**GIVEN REQUEST:** Omit every picture, then give all the entries again exactly.

—————

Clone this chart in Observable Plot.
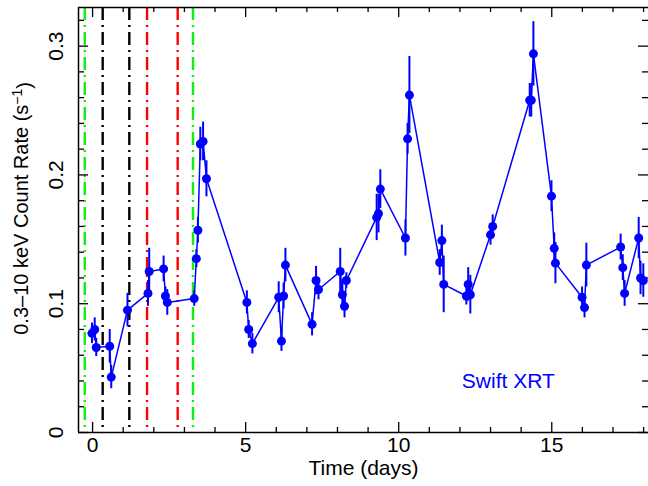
<!DOCTYPE html>
<html>
<head>
<meta charset="utf-8">
<script src="https://cdn.jsdelivr.net/npm/d3@7"></script>
<script src="https://cdn.jsdelivr.net/npm/@observablehq/plot@0.6"></script>
<style>
  html, body { margin: 0; padding: 0; background: #fff; overflow: hidden; }
</style>
</head>
<body>
<div id="chart"></div>
<script>
// Time (days) of each Swift XRT observation
const tDays = [-0.02, 0.07, 0.12, 0.56, 0.61, 1.14, 1.81, 1.85, 2.32, 2.38, 2.44,
  3.32, 3.39, 3.44, 3.52, 3.61, 3.72,
  5.04, 5.10, 5.22, 6.08, 6.17, 6.24, 6.30, 7.17, 7.30, 7.38,
  8.09, 8.16, 8.23, 8.29, 9.28, 9.34, 9.40,
  10.22, 10.29, 10.35, 11.34, 11.41, 11.47, 12.21, 12.27, 12.34,
  13.00, 13.07, 14.28, 14.33, 14.40, 14.99, 15.08, 15.12,
  15.99, 16.07, 16.13, 17.25, 17.32, 17.38, 17.84, 17.90, 17.99];
// 0.3-10 keV count rate (s^-1)
const rate = [0.077, 0.080, 0.066, 0.067, 0.043, 0.095, 0.108, 0.125, 0.127, 0.106, 0.101,
  0.104, 0.135, 0.157, 0.224, 0.226, 0.197,
  0.101, 0.080, 0.069, 0.105, 0.071, 0.106, 0.130, 0.084, 0.118, 0.111,
  0.125, 0.107, 0.098, 0.118, 0.167, 0.170, 0.189,
  0.151, 0.228, 0.262, 0.132, 0.149, 0.115, 0.106, 0.115, 0.107,
  0.1535, 0.160, 0.258, 0.258, 0.294, 0.1835, 0.143, 0.1315,
  0.105, 0.097, 0.130, 0.144, 0.128, 0.108, 0.151, 0.120, 0.118];
// 1-sigma errors
const rateErr = [0.008, 0.009, 0.007, 0.013, 0.009, 0.013, 0.010, 0.018, 0.010, 0.007, 0.010,
  0.006, 0.007, 0.010, 0.013, 0.015, 0.014,
  0.009, 0.007, 0.008, 0.012, 0.008, 0.010, 0.013, 0.009, 0.011, 0.008,
  0.018, 0.010, 0.009, 0.006, 0.018, 0.015, 0.015,
  0.014, 0.012, 0.030, 0.010, 0.012, 0.022, 0.007, 0.013, 0.015,
  0.008, 0.009, 0.013, 0.013, 0.025, 0.012, 0.012, 0.016,
  0.008, 0.008, 0.017, 0.010, 0.010, 0.010, 0.016, 0.013, 0.013];

// Vertical dash-dot marker lines
const vlineDays = [-0.255, 0.33, 1.20, 1.78, 2.78, 3.28];
const vlineColors = ["#11ee11", "black", "black", "red", "red", "#11ee11"];

// Ticks and labels
const xMajorTicks = [0, 5, 10, 15];
const xMinorTicks = [1, 2, 3, 4, 6, 7, 8, 9, 11, 12, 13, 14, 16, 17, 18];
const yMajorTicks = [0, 0.1, 0.2, 0.3];
const yMinorTicks = [0.02, 0.04, 0.06, 0.08, 0.12, 0.14, 0.16, 0.18, 0.22, 0.24, 0.26, 0.28, 0.32];
const xTickLabels = ["0", "5", "10", "15"];
const yTickLabels = ["0", "0.1", "0.2", "0.3"];
const xTitle = "Time (days)";
const yTitle = "0.3–10 keV Count Rate (s-1)";
const instrument = "Swift XRT";

const data = tDays.map((t, i) => ({t, v: rate[i], e: rateErr[i]}));
const vlines = vlineDays.map((t, i) => ({t, c: vlineColors[i]}));

const W = 648, H = 486, mL = 78, mR = 0, mT = 7, mB = 54;
const innerW = W - mL - mR, innerH = H - mT - mB;
const font = "Liberation Sans, Arial, Helvetica, sans-serif";
const blue = "#0000ff";

const chart = Plot.plot({
  width: W, height: H,
  marginLeft: mL, marginRight: mR, marginTop: mT, marginBottom: mB,
  style: {fontFamily: font, background: "white"},
  x: {domain: [-0.46, 18.16], axis: null},
  y: {domain: [0, 0.33], axis: null},
  marks: [
    Plot.ruleX(vlines, {x: "t", stroke: "c", strokeWidth: 2.4, strokeDasharray: "13,5,2,5"}),
    // inward ticks
    Plot.tickX(xMajorTicks, {x: d => d, stroke: "black", strokeWidth: 1.3, insetTop: innerH - 10}),
    Plot.tickX(xMinorTicks, {x: d => d, stroke: "black", strokeWidth: 1.3, insetTop: innerH - 5}),
    Plot.tickX(xMajorTicks, {x: d => d, stroke: "black", strokeWidth: 1.3, insetBottom: innerH - 10}),
    Plot.tickX(xMinorTicks, {x: d => d, stroke: "black", strokeWidth: 1.3, insetBottom: innerH - 5}),
    Plot.tickY(yMajorTicks, {y: d => d, stroke: "black", strokeWidth: 1.3, insetRight: innerW - 10}),
    Plot.tickY(yMinorTicks, {y: d => d, stroke: "black", strokeWidth: 1.3, insetRight: innerW - 6}),
    Plot.tickY(yMajorTicks, {y: d => d, stroke: "black", strokeWidth: 1.3, insetLeft: innerW - 10}),
    Plot.tickY(yMinorTicks, {y: d => d, stroke: "black", strokeWidth: 1.3, insetLeft: innerW - 6}),
    // frame (left, top, bottom)
    Plot.ruleX([-0.46], {stroke: "black", strokeWidth: 1.5}),
    Plot.ruleY([0], {stroke: "black", strokeWidth: 1.5}),
    Plot.ruleY([0.33], {stroke: "black", strokeWidth: 1.5}),
    // data
    Plot.ruleX(data, {x: "t", y1: d => d.v - d.e, y2: d => d.v + d.e, stroke: blue, strokeWidth: 2}),
    Plot.line(data, {x: "t", y: "v", stroke: blue, strokeWidth: 1.5}),
    Plot.dot(data, {x: "t", y: "v", r: 4.5, fill: blue, stroke: "none"}),
    // labels
    Plot.text(xMajorTicks, {x: d => d, text: (d, i) => xTickLabels[i], frameAnchor: "bottom", dy: 19, fontSize: 21, fill: "black"}),
    Plot.text(yMajorTicks, {y: d => d, text: (d, i) => yTickLabels[i], frameAnchor: "left", dx: -22, rotate: -90, textAnchor: "middle", fontSize: 21, fill: "black"}),
    Plot.text([xTitle], {text: d => d, frameAnchor: "bottom", dy: 42, fontSize: 21, fill: "black"}),
    Plot.text([yTitle], {text: d => d, frameAnchor: "left", y: () => 0.174, dx: -57, rotate: -90, textAnchor: "middle", fontSize: 20, fill: "black"}),
    Plot.text([instrument], {text: d => d, x: () => 13.58, y: () => 0.040, fontSize: 21, fill: blue, textAnchor: "middle"})
  ]
});

// superscript for the y title unit
d3.select(chart).selectAll("text").filter(function() { return this.textContent === yTitle; })
  .each(function() {
    const el = d3.select(this);
    el.text(null);
    el.append("tspan").text("0.3–10 keV Count Rate (s");
    el.append("tspan").attr("dy", "-0.45em").attr("font-size", "0.7em").text("−1");
    el.append("tspan").attr("dy", "0.45em").text(")");
  });

document.getElementById("chart").appendChild(chart);
</script>
</body>
</html>
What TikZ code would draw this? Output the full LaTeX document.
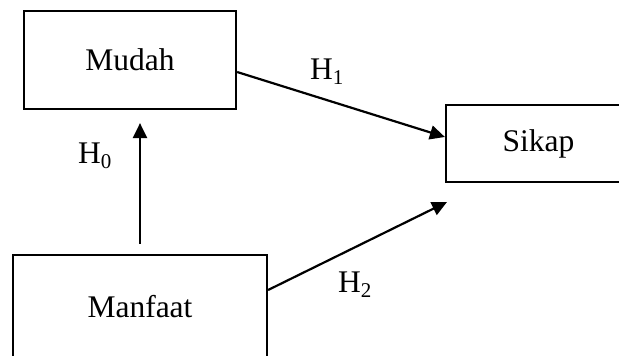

—————

**WRITTEN REPLY:**
Clone this chart in Observable Plot.
<!DOCTYPE html>
<html>
<head>
<meta charset="utf-8">
<script src="https://cdn.jsdelivr.net/npm/d3@7"></script>
<script src="https://cdn.jsdelivr.net/npm/@observablehq/plot@0.6"></script>
<style>
  html, body { margin: 0; padding: 0; background: #fff; overflow: hidden; }
</style>
</head>
<body>
<div id="chart"></div>
<script>
// Time (days) of each Swift XRT observation
const tDays = [-0.02, 0.07, 0.12, 0.56, 0.61, 1.14, 1.81, 1.85, 2.32, 2.38, 2.44,
  3.32, 3.39, 3.44, 3.52, 3.61, 3.72,
  5.04, 5.10, 5.22, 6.08, 6.17, 6.24, 6.30, 7.17, 7.30, 7.38,
  8.09, 8.16, 8.23, 8.29, 9.28, 9.34, 9.40,
  10.22, 10.29, 10.35, 11.34, 11.41, 11.47, 12.21, 12.27, 12.34,
  13.00, 13.07, 14.28, 14.33, 14.40, 14.99, 15.08, 15.12,
  15.99, 16.07, 16.13, 17.25, 17.32, 17.38, 17.84, 17.90, 17.99];
// 0.3-10 keV count rate (s^-1)
const rate = [0.077, 0.080, 0.066, 0.067, 0.043, 0.095, 0.108, 0.125, 0.127, 0.106, 0.101,
  0.104, 0.135, 0.157, 0.224, 0.226, 0.197,
  0.101, 0.080, 0.069, 0.105, 0.071, 0.106, 0.130, 0.084, 0.118, 0.111,
  0.125, 0.107, 0.098, 0.118, 0.167, 0.170, 0.189,
  0.151, 0.228, 0.262, 0.132, 0.149, 0.115, 0.106, 0.115, 0.107,
  0.1535, 0.160, 0.258, 0.258, 0.294, 0.1835, 0.143, 0.1315,
  0.105, 0.097, 0.130, 0.144, 0.128, 0.108, 0.151, 0.120, 0.118];
// 1-sigma errors
const rateErr = [0.008, 0.009, 0.007, 0.013, 0.009, 0.013, 0.010, 0.018, 0.010, 0.007, 0.010,
  0.006, 0.007, 0.010, 0.013, 0.015, 0.014,
  0.009, 0.007, 0.008, 0.012, 0.008, 0.010, 0.013, 0.009, 0.011, 0.008,
  0.018, 0.010, 0.009, 0.006, 0.018, 0.015, 0.015,
  0.014, 0.012, 0.030, 0.010, 0.012, 0.022, 0.007, 0.013, 0.015,
  0.008, 0.009, 0.013, 0.013, 0.025, 0.012, 0.012, 0.016,
  0.008, 0.008, 0.017, 0.010, 0.010, 0.010, 0.016, 0.013, 0.013];

// Vertical dash-dot marker lines
const vlineDays = [-0.255, 0.33, 1.20, 1.78, 2.78, 3.28];
const vlineColors = ["#11ee11", "black", "black", "red", "red", "#11ee11"];

// Ticks and labels
const xMajorTicks = [0, 5, 10, 15];
const xMinorTicks = [1, 2, 3, 4, 6, 7, 8, 9, 11, 12, 13, 14, 16, 17, 18];
const yMajorTicks = [0, 0.1, 0.2, 0.3];
const yMinorTicks = [0.02, 0.04, 0.06, 0.08, 0.12, 0.14, 0.16, 0.18, 0.22, 0.24, 0.26, 0.28, 0.32];
const xTickLabels = ["0", "5", "10", "15"];
const yTickLabels = ["0", "0.1", "0.2", "0.3"];
const xTitle = "Time (days)";
const yTitle = "0.3–10 keV Count Rate (s-1)";
const instrument = "Swift XRT";

const data = tDays.map((t, i) => ({t, v: rate[i], e: rateErr[i]}));
const vlines = vlineDays.map((t, i) => ({t, c: vlineColors[i]}));

const W = 648, H = 486, mL = 78, mR = 0, mT = 7, mB = 54;
const innerW = W - mL - mR, innerH = H - mT - mB;
const font = "Liberation Sans, Arial, Helvetica, sans-serif";
const blue = "#0000ff";

const chart = Plot.plot({
  width: W, height: H,
  marginLeft: mL, marginRight: mR, marginTop: mT, marginBottom: mB,
  style: {fontFamily: font, background: "white"},
  x: {domain: [-0.46, 18.16], axis: null},
  y: {domain: [0, 0.33], axis: null},
  marks: [
    Plot.ruleX(vlines, {x: "t", stroke: "c", strokeWidth: 2.4, strokeDasharray: "13,5,2,5"}),
    // inward ticks
    Plot.tickX(xMajorTicks, {x: d => d, stroke: "black", strokeWidth: 1.3, insetTop: innerH - 10}),
    Plot.tickX(xMinorTicks, {x: d => d, stroke: "black", strokeWidth: 1.3, insetTop: innerH - 5}),
    Plot.tickX(xMajorTicks, {x: d => d, stroke: "black", strokeWidth: 1.3, insetBottom: innerH - 10}),
    Plot.tickX(xMinorTicks, {x: d => d, stroke: "black", strokeWidth: 1.3, insetBottom: innerH - 5}),
    Plot.tickY(yMajorTicks, {y: d => d, stroke: "black", strokeWidth: 1.3, insetRight: innerW - 10}),
    Plot.tickY(yMinorTicks, {y: d => d, stroke: "black", strokeWidth: 1.3, insetRight: innerW - 6}),
    Plot.tickY(yMajorTicks, {y: d => d, stroke: "black", strokeWidth: 1.3, insetLeft: innerW - 10}),
    Plot.tickY(yMinorTicks, {y: d => d, stroke: "black", strokeWidth: 1.3, insetLeft: innerW - 6}),
    // frame (left, top, bottom)
    Plot.ruleX([-0.46], {stroke: "black", strokeWidth: 1.5}),
    Plot.ruleY([0], {stroke: "black", strokeWidth: 1.5}),
    Plot.ruleY([0.33], {stroke: "black", strokeWidth: 1.5}),
    // data
    Plot.ruleX(data, {x: "t", y1: d => d.v - d.e, y2: d => d.v + d.e, stroke: blue, strokeWidth: 2}),
    Plot.line(data, {x: "t", y: "v", stroke: blue, strokeWidth: 1.5}),
    Plot.dot(data, {x: "t", y: "v", r: 4.5, fill: blue, stroke: "none"}),
    // labels
    Plot.text(xMajorTicks, {x: d => d, text: (d, i) => xTickLabels[i], frameAnchor: "bottom", dy: 19, fontSize: 21, fill: "black"}),
    Plot.text(yMajorTicks, {y: d => d, text: (d, i) => yTickLabels[i], frameAnchor: "left", dx: -22, rotate: -90, textAnchor: "middle", fontSize: 21, fill: "black"}),
    Plot.text([xTitle], {text: d => d, frameAnchor: "bottom", dy: 42, fontSize: 21, fill: "black"}),
    Plot.text([yTitle], {text: d => d, frameAnchor: "left", y: () => 0.174, dx: -57, rotate: -90, textAnchor: "middle", fontSize: 20, fill: "black"}),
    Plot.text([instrument], {text: d => d, x: () => 13.58, y: () => 0.040, fontSize: 21, fill: blue, textAnchor: "middle"})
  ]
});

// superscript for the y title unit
d3.select(chart).selectAll("text").filter(function() { return this.textContent === yTitle; })
  .each(function() {
    const el = d3.select(this);
    el.text(null);
    el.append("tspan").text("0.3–10 keV Count Rate (s");
    el.append("tspan").attr("dy", "-0.45em").attr("font-size", "0.7em").text("−1");
    el.append("tspan").attr("dy", "0.45em").text(")");
  });

document.getElementById("chart").appendChild(chart);
</script>
</body>
</html>
What TikZ code would draw this? Output the full LaTeX document.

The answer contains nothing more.